1. Variables quality checking
2. Variable description (eg number missing values)
3. PheWAS computation

Quality checking functions are found in the file `python_lib/descriptive_scripts.py`


### Variables quality checking and filtering

In [None]:
filtered_df = quality_filtering(study_df)
print("shape filtered_df: {0}".format(filtered_df.shape))

## Study information

In [None]:
variables_info = get_study_variables_info(study_df, filtered_df)

In [None]:
independent_var_names = [var for var in covariates if var in filtered_df.columns]

## PheWAS analysis

This piece of code is implemented in a function called `PheWAS` in the script `python_lib/PheWAS_funcs.py`.


In [None]:
from statsmodels.discrete.discrete_model import Logit
from scipy.linalg import LinAlgError
from statsmodels.tools.sm_exceptions import PerfectSeparationError
from tqdm import tqdm
    
dic_pvalues = {}
dic_errors = {}
for independent_var_name in tqdm(independent_var_names, position=0, leave=True):
    subset_df = filtered_df.loc[:, [dependent_var_name, independent_var_name]]\
              .dropna(how="any")

    if subset_df.shape[0] == 0:
        dic_pvalues[independent_var_name] = np.NaN
        dic_errors[independent_var_name] = "All NaN"
        continue

    if subset_df[independent_var_name].dtype in ["object", "bool"]:
        subset_df = pd.get_dummies(subset_df, 
                                   columns=[independent_var_name],
                                   drop_first=False)\
                      .iloc[:, 0:-1]
    y = subset_df[dependent_var_name].astype("category").cat.codes
    X = subset_df.drop(dependent_var_name, axis=1)\
                            .assign(intercept = 1)
    model = Logit(y, X)
    try:
        results = model.fit(disp=0)
        params = results.params
        conf = np.exp(results.conf_int())
        conf['Odds Ratio'] = np.exp(params)
        conf.columns = ['5%', '95%', 'Odds Ratio']

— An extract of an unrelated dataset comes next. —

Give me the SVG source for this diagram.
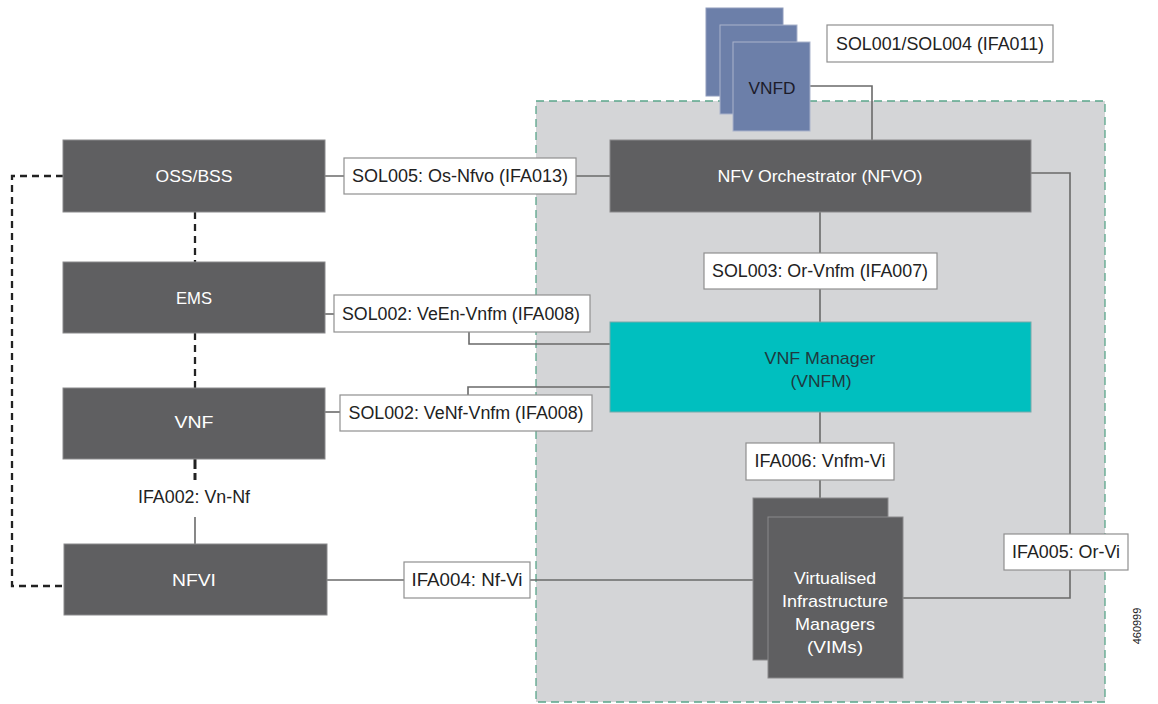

        dic_pvalues[independent_var_name] = (results.llr_pvalue, conf)
    except (LinAlgError, PerfectSeparationError) as e:
        dic_pvalues[independent_var_name] = np.NaN
        dic_errors[independent_var_name] = e

Once the OR and pvalues have been retrieved, we can go on we the rest of the analysis, eg correcting pvalus with Bonferonni correction or plotting results with a Manhattan plot.

The analysis is simplified and do not deal with more complicated statistical cases like multicategorical response variable, as well as multivariate regression, which will be necessary for the complete PheWAS analysis on TOPMed Studies.